On the ECB side, policymaker José Luis Escriva reinforced a meeting-by-meeting stance, which in practice means no precommitment to cuts. The ECB is caught in a nightmare scenario: energy prices are threatening to lift headline inflation back above target while simultaneously crushing euro area growth. Cut rates and you're pouring gasoline on an inflation fire stoked by $90 oil. Hold rates and you choke an economy already being squeezed by an energy shock. There is no clean answer here, and EUR/USD will price that uncertainty as a negative premium on the euro until clarity emerges.

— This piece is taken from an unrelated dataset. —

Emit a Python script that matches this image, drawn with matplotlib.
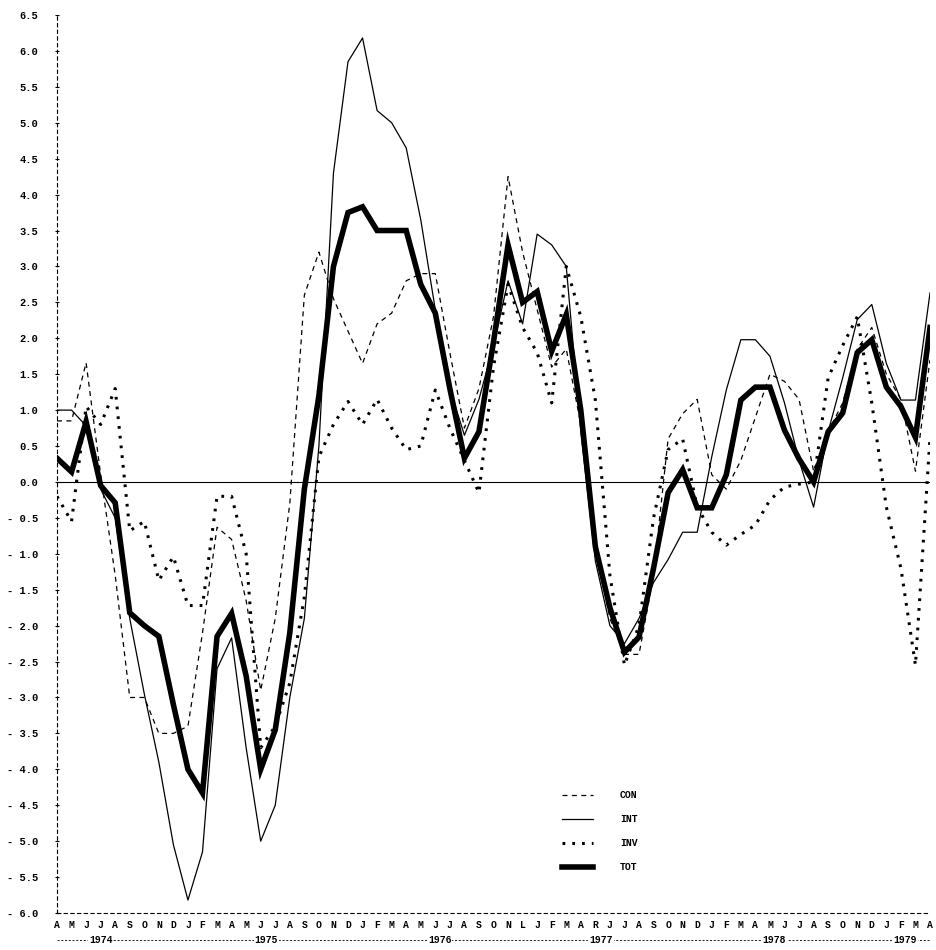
import numpy as np
import matplotlib
matplotlib.use("Agg")
import matplotlib.pyplot as plt
import matplotlib.transforms as mtransforms

## monthly values, April 1974 .. April 1979 (61 months)
MONTH_LABELS = list("AMJJASOND" "JFMAMJJASOND" "JFMAMJJASONL" "JFMARJJASOND" "JFMAMJJASOND" "JFMA")
YEARS = ["1974", "1975", "1976", "1977", "1978", "1979"]

CON = [0.85, 0.85, 1.66, 0.1, -1.3, -3.0, -3.0, -3.5, -3.5, -3.4,
       -2.1, -0.63, -0.8, -1.65, -2.9, -1.9, -0.3, 2.6, 3.2, 2.55,
       2.1, 1.65, 2.2, 2.35, 2.8, 2.9, 2.9, 1.8, 0.75, 1.3,
       2.3, 4.25, 3.2, 2.4, 1.6, 1.85, 0.8, -0.9, -1.9, -2.4,
       -2.4, -1.3, 0.6, 0.95, 1.15, 0.1, -0.1, 0.3, 0.9, 1.5,
       1.4, 1.15, 0.15, 0.7, 1.1, 1.85, 2.15, 1.5, 1.15, 0.15, 1.7]

INT = [1.0, 1.0, 0.78, -0.1, -0.5, -1.9, -2.95, -3.9, -5.05, -5.82,
       -5.15, -2.6, -2.17, -3.7, -5.0, -4.5, -3.0, -1.9, 0.5, 4.3,
       5.85, 6.18, 5.17, 5.0, 4.65, 3.65, 2.4, 1.3, 0.65, 1.15,
       1.9, 2.8, 2.2, 3.45, 3.3, 3.0, 0.7, -1.1, -2.0, -2.25,
       -1.9, -1.4, -1.08, -0.7, -0.7, 0.35, 1.28, 1.98, 1.98, 1.75,
       1.1, 0.3, -0.35, 0.7, 1.45, 2.26, 2.47, 1.65, 1.14, 1.14, 2.63]

INV = [-0.2, -0.55, 1.05, 0.8, 1.3, -0.68, -0.55, -1.37, -1.04, -1.72,
       -1.72, -0.2, -0.2, -1.0, -3.7, -3.4, -2.8, -1.6, 0.35, 0.8,
       1.12, 0.8, 1.15, 0.75, 0.45, 0.5, 1.28, 0.75, 0.3, -0.15,
       1.6, 2.75, 2.15, 1.8, 1.1, 3.0, 2.3, 1.14, -1.3, -2.55,
       -2.0, -0.5, 0.45, 0.6, -0.35, -0.7, -0.88, -0.73, -0.6, -0.25,
       -0.07, -0.03, 0.0, 1.45, 1.9, 2.3, 1.1, -0.35, -1.2, -2.55, 0.62]

TOT = [0.33, 0.14, 0.84, -0.05, -0.29, -1.82, -2.0, -2.15, -3.1, -4.0,
       -4.33, -2.15, -1.83, -2.7, -4.0, -3.45, -2.1, -0.1, 1.2, 3.0,
       3.75, 3.83, 3.5, 3.5, 3.5, 2.75, 2.35, 1.3, 0.33, 0.7,
       1.95, 3.3, 2.5, 2.65, 1.82, 2.33, 1.0, -0.9, -1.75, -2.37,
       -2.16, -1.2, -0.15, 0.17, -0.36, -0.36, 0.1, 1.14, 1.32, 1.32,
       0.72, 0.32, 0.0, 0.7, 0.96, 1.8, 1.98, 1.32, 1.05, 0.62, 2.15]

## where the year captions sit under the month row (month index)
YEAR_POS = [3.0, 14.4, 26.3, 37.4, 49.3, 58.3]

MONO = ["Liberation Mono", "DejaVu Sans Mono"]

fig = plt.figure(figsize=(9.37, 9.5), dpi=100)
ax = fig.add_axes([57 / 937, 37 / 950, 873 / 937, 898 / 950])

x = np.arange(len(TOT))
ax.plot(x, CON, color="black", linewidth=0.9, linestyle=(0, (4, 3.5)), label="CON")
ax.plot(x, INT, color="black", linewidth=0.9, linestyle="-", label="INT")
ax.plot(x, INV, color="black", linewidth=2.2, linestyle=(0, (0.9, 2.3)), label="INV")
ax.plot(x, TOT, color="black", linewidth=4.0, linestyle="-", solid_joinstyle="miter", label="TOT")

## zero line
ax.axhline(0.0, color="black", linewidth=0.8)

ax.set_xlim(0, len(TOT) - 1)
ax.set_ylim(-6.0, 6.5)

for s in ["top", "right"]:
    ax.spines[s].set_visible(False)
for s in ["left", "bottom"]:
    ax.spines[s].set_linestyle((0, (3, 3)))
    ax.spines[s].set_linewidth(0.8)

yt = np.arange(-6.0, 6.51, 0.5)
ax.set_yticks(yt)
ax.set_yticklabels(["- {:.1f}".format(-v) if v < -1e-9 else "{:.1f}".format(abs(v)) for v in yt],
                   family=MONO, fontsize=7.5, fontweight="bold")
ax.tick_params(axis="y", direction="inout", length=3, width=0.8, pad=12)

ax.set_xticks(x)
ax.set_xticklabels(MONTH_LABELS, family=MONO, fontsize=7, fontweight="bold")
ax.tick_params(axis="x", length=0, pad=5)

## year row: dashed rule with the year numbers typed into it
yrow = ax.get_xaxis_transform() + mtransforms.ScaledTranslation(0, -27 / 100, fig.dpi_scale_trans)
ax.plot([0, len(TOT) - 1], [0, 0], transform=yrow, clip_on=False,
        color="black", linewidth=0.6, linestyle=(0, (2.5, 2.0)))
for pos, yr in zip(YEAR_POS, YEARS):
    ax.text(pos, 0, yr, transform=yrow, ha="center", va="center",
            family=MONO, fontsize=7, fontweight="bold",
            bbox=dict(boxstyle="square,pad=0.1", fc="white", ec="none"))

leg = ax.legend(loc="upper left", bbox_to_anchor=(0.578, 0.137), frameon=False,
                prop={"family": MONO, "size": 7, "weight": "bold"},
                handlelength=3.2, handletextpad=2.8, labelspacing=1.45,
                borderpad=0, borderaxespad=0)

fig.savefig("out.png", dpi=100, facecolor="white")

EUR/USD Technical Picture: Blue Sky Below $1.15

The chart is unambiguous about what happens if $1.1500 breaks. There is no meaningful technical support until approximately $1.1300. That's not a minor correction — from current levels of 1.1619, a break to 1.13 would represent roughly a 2.7% decline, material in FX terms. The MUFG framework is explicit: terms-of-trade shocks pull EUR/USD down quickly when energy prices surge. The pair has declined through March and sits near the lower boundary of its recent range, nowhere close to late-February levels that were above 1.17. The modest bounce to the low-1.16s that we've seen this weekend is a technical consolidation, not a trend reversal. The USD Dollar Index printed a large bullish candlestick last week with a gap-higher open — that is price action that reflects genuine directional conviction, not noise.

The US Dollar was the strongest major currency last week. The Euro was the weakest. Directional volatility increased, with 41% of all major pairs and crosses moving more than 1% — a figure that underlines just how consequential last week's moves were in historical context.

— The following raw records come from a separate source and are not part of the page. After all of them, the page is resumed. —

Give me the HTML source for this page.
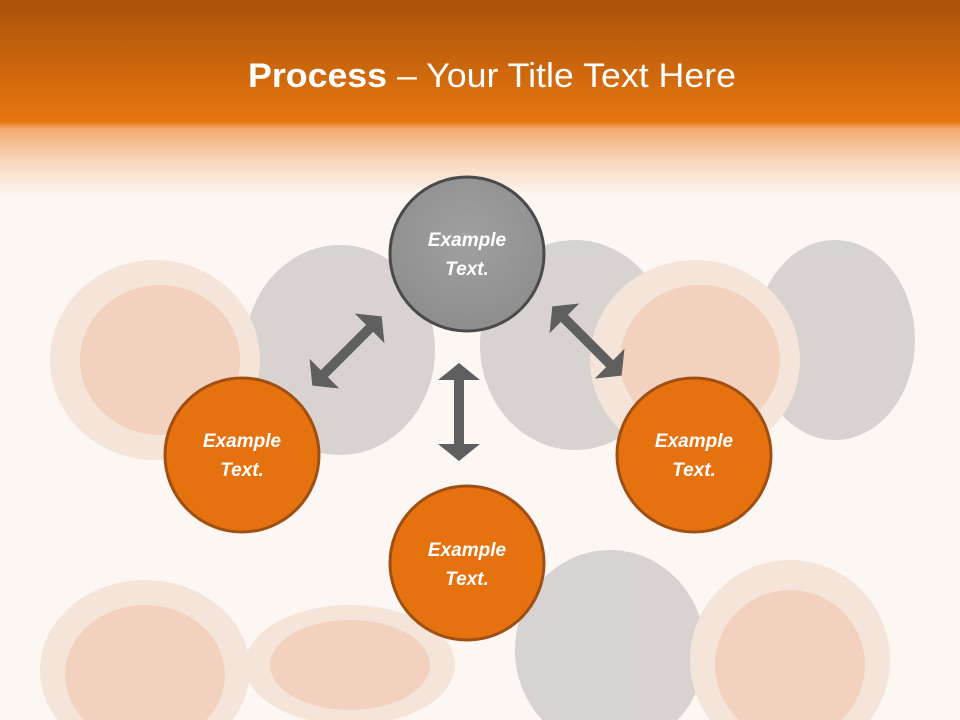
<!DOCTYPE html>
<html><head><meta charset="utf-8"><style>
html,body{margin:0;padding:0;width:960px;height:720px;overflow:hidden;background:#fcf7f3;font-family:"Liberation Sans",sans-serif}
svg{display:block}
</style></head><body>
<svg width="960" height="720" viewBox="0 0 960 720" xmlns="http://www.w3.org/2000/svg" style="position:absolute;left:0;top:0">
<defs>
<linearGradient id="hd" x1="0" y1="0" x2="0" y2="1">
<stop offset="0" stop-color="#a8530a"/><stop offset="0.95" stop-color="#e8760f"/><stop offset="1" stop-color="#f2a060"/>
</linearGradient>
<linearGradient id="fd" x1="0" y1="0" x2="0" y2="1">
<stop offset="0" stop-color="#f4a768"/><stop offset="0.5" stop-color="#f8d6bc"/><stop offset="1" stop-color="#fcf7f3"/>
</linearGradient>
<radialGradient id="gr" cx="0.5" cy="0.4" r="0.6">
<stop offset="0" stop-color="#a0a0a0"/><stop offset="1" stop-color="#8e8e8e"/>
</radialGradient>
</defs>
<rect width="960" height="720" fill="#fcf7f3"/>
<g opacity="0.7">
<ellipse cx="340" cy="350" rx="95" ry="105" fill="#c9c3c4"/>
<ellipse cx="575" cy="345" rx="95" ry="105" fill="#c9c3c4"/>
<ellipse cx="835" cy="340" rx="80" ry="100" fill="#c9c3c4"/>
<ellipse cx="155" cy="360" rx="105" ry="100" fill="#f1ddd0"/>
<ellipse cx="160" cy="360" rx="80" ry="75" fill="#eec1a8"/>
<ellipse cx="695" cy="360" rx="105" ry="100" fill="#f1ddd0"/>
<ellipse cx="700" cy="360" rx="80" ry="75" fill="#eec1a8"/>
<ellipse cx="610" cy="650" rx="95" ry="100" fill="#c9c3c4"/>
<ellipse cx="145" cy="670" rx="105" ry="90" fill="#f1ddd0"/>
<ellipse cx="145" cy="675" rx="80" ry="70" fill="#eec1a8"/>
<ellipse cx="350" cy="665" rx="105" ry="60" fill="#f1ddd0"/>
<ellipse cx="350" cy="665" rx="80" ry="45" fill="#eec1a8"/>
<ellipse cx="790" cy="660" rx="100" ry="100" fill="#f1ddd0"/>
<ellipse cx="790" cy="665" rx="75" ry="75" fill="#eec1a8"/>
</g>
<rect x="0" y="126" width="960" height="70" fill="url(#fd)"/>
<rect x="0" y="0" width="960" height="128" fill="url(#hd)"/>
<text x="492" y="87" text-anchor="middle" fill="#fff" font-size="34" font-family="Liberation Sans, sans-serif" textLength="488" lengthAdjust="spacingAndGlyphs"><tspan font-weight="bold">Process</tspan> – Your Title Text Here</text>
<g fill="#5f5f5f">
<polygon points="459,363 480,380 464,380 464,444 480,444 459,461 438,444 454,444 454,380 438,380"/>
<g transform="translate(347,351) rotate(-45)">
<polygon points="-49,0 -32,-21 -32,-5 32,-5 32,-21 49,0 32,21 32,5 -32,5 -32,21"/>
</g>
<g transform="translate(587,341) rotate(45)">
<polygon points="-49,0 -32,-21 -32,-5 32,-5 32,-21 49,0 32,21 32,5 -32,5 -32,21"/>
</g>
</g>
<circle cx="467" cy="254" r="77" fill="url(#gr)" stroke="#4a4a4a" stroke-width="3"/>
<circle cx="242" cy="455" r="77" fill="#e6720f" stroke="#a04f14" stroke-width="3"/>
<circle cx="694" cy="455" r="77" fill="#e6720f" stroke="#a04f14" stroke-width="3"/>
<circle cx="467" cy="563" r="77" fill="#e6720f" stroke="#a04f14" stroke-width="3"/>
<g fill="#fff" font-size="19" font-weight="bold" font-style="italic" text-anchor="middle" font-family="Liberation Sans, sans-serif">
<text x="467" y="246">Example</text><text x="467" y="275">Text.</text>
<text x="242" y="447">Example</text><text x="242" y="476">Text.</text>
<text x="694" y="447">Example</text><text x="694" y="476">Text.</text>
<text x="467" y="556">Example</text><text x="467" y="585">Text.</text>
</g>
</svg>
</body></html>
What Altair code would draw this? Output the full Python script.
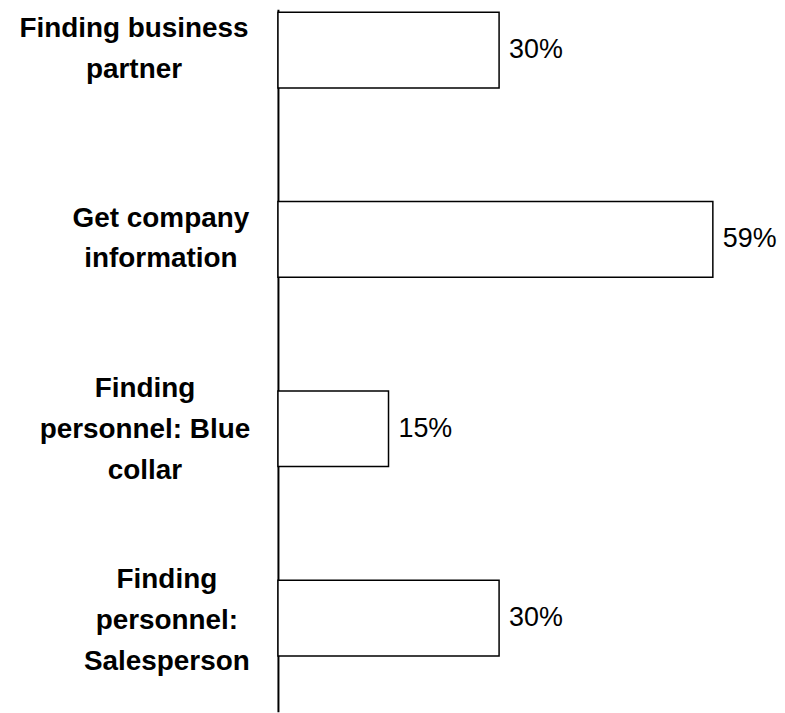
import altair as alt
import pandas as pd

categories = [
    "Finding business|partner",
    "Get company|information",
    "Finding|personnel: Blue|collar",
    "Finding|personnel:|Salesperson",
]
values = [30, 59, 15, 30]
value_labels = ["30%", "59%", "15%", "30%"]
label_pad = [145, 118, 134, 112]
label_shift = [-21, -21, -40, -38]

df = pd.DataFrame({"cat": categories, "val": values, "txt": value_labels})

FONT = "Liberation Sans, Arial, sans-serif"

pad_cond = {
    "condition": [
        {"test": f"datum.value == '{c}'", "value": p}
        for c, p in zip(categories, label_pad)
    ],
    "value": 120,
}
off_cond = {
    "condition": [
        {"test": f"datum.value == '{c}'", "value": s}
        for c, s in zip(categories, label_shift)
    ],
    "value": 0,
}

y = alt.Y(
    "cat:N",
    sort=categories,
    title=None,
    scale=alt.Scale(paddingInner=0.6, paddingOuter=0.155, align=0.05),
    axis=alt.Axis(
        domain=True,
        domainColor="black",
        domainWidth=2,
        ticks=False,
        labelExpr="split(datum.value, '|')",
        labelFont=FONT,
        labelFontSize=28,
        labelFontWeight="bold",
        labelColor="black",
        labelAlign="center",
        labelBaseline="middle",
        labelLineHeight=41,
        labelLimit=600,
        labelPadding=pad_cond,
        labelOffset=off_cond,
    ),
)
x = alt.X("val:Q", scale=alt.Scale(domain=[0, 65]), axis=None)

bars = alt.Chart(df).mark_bar(fill="white", stroke="black", strokeWidth=1.5).encode(x=x, y=y)
text = alt.Chart(df).mark_text(
    align="left", baseline="middle", dx=10, font=FONT, fontSize=27, color="black"
).encode(x=x, y=y, text="txt:N")

chart = (
    alt.layer(bars, text)
    .properties(
        width=481,
        height=705,
        autosize=alt.AutoSizeParams(type="none"),
        padding={"left": 271, "top": 0, "right": 20, "bottom": 0},
        background="white",
    )
    .configure_view(stroke=None)
)

chart.save("out.html", embed_options={"renderer": "svg", "actions": False})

What the Coming Week's Data Can Do to EUR/USD

The calendar for the week of March 9-13 is loaded with potential EUR/USD catalysts. US CPI is the marquee release — in the context of $90+ crude, any upside surprise in inflation completely kills the September rate cut the market is currently pricing, which would send the dollar materially higher and break the 1.15 support in EUR/USD with conviction. US Core PCE and Preliminary GDP add to the picture. On the European side, German Factory Orders and German Industrial Production on Monday will give the first hard data on how the energy shock is hitting the euro area's industrial backbone. German industrial data has been consistently disappointing for 18 months; another weak reading compounds the euro's problems.

Sentix Investor Confidence, the Eurogroup meeting, and NFIB Small Business Index in the US round out a week where data surprises can move the pair 100-150 pips on any given day. MUFG's framework hangs over all of it: if oil and European gas costs stay elevated or push higher, the euro remains vulnerable regardless of what the data says.

The Verdict — EUR/USD Is a Sell

There is no constructive case for the euro at current levels that doesn't rely on a sudden and sustained de-escalation in the Middle East and a sharp reversal in energy prices. Neither is imminent. The war is weeks away from any resolution — if a resolution comes at all before a full regime collapse in Tehran. The Strait of Hormuz blockade, down 70% in traffic, is not reopening this week. European energy exposure is structural. The ECB is paralyzed. The Fed is hawkish relative to expectations six weeks ago. Institutional money is already moving — $10.89 million out of FXE in one session is a signal, not an accident.

EUR/USD is a sell on any bounce toward 1.1650-1.1700. The path of least resistance is toward $1.1500. If that level breaks with any conviction — particularly on a hot US CPI print or a further escalation in the Strait of Hormuz situation — 1.1300 becomes the next serious conversation. Position sizing should respect the volatility: 41% weekly directional moves above 1% across major pairs means stop distances need to be wider than normal. But the direction is clear. The dollar has the wind at its back, the euro has energy prices in its face, and the gap between those two realities is what EUR/USD is trading.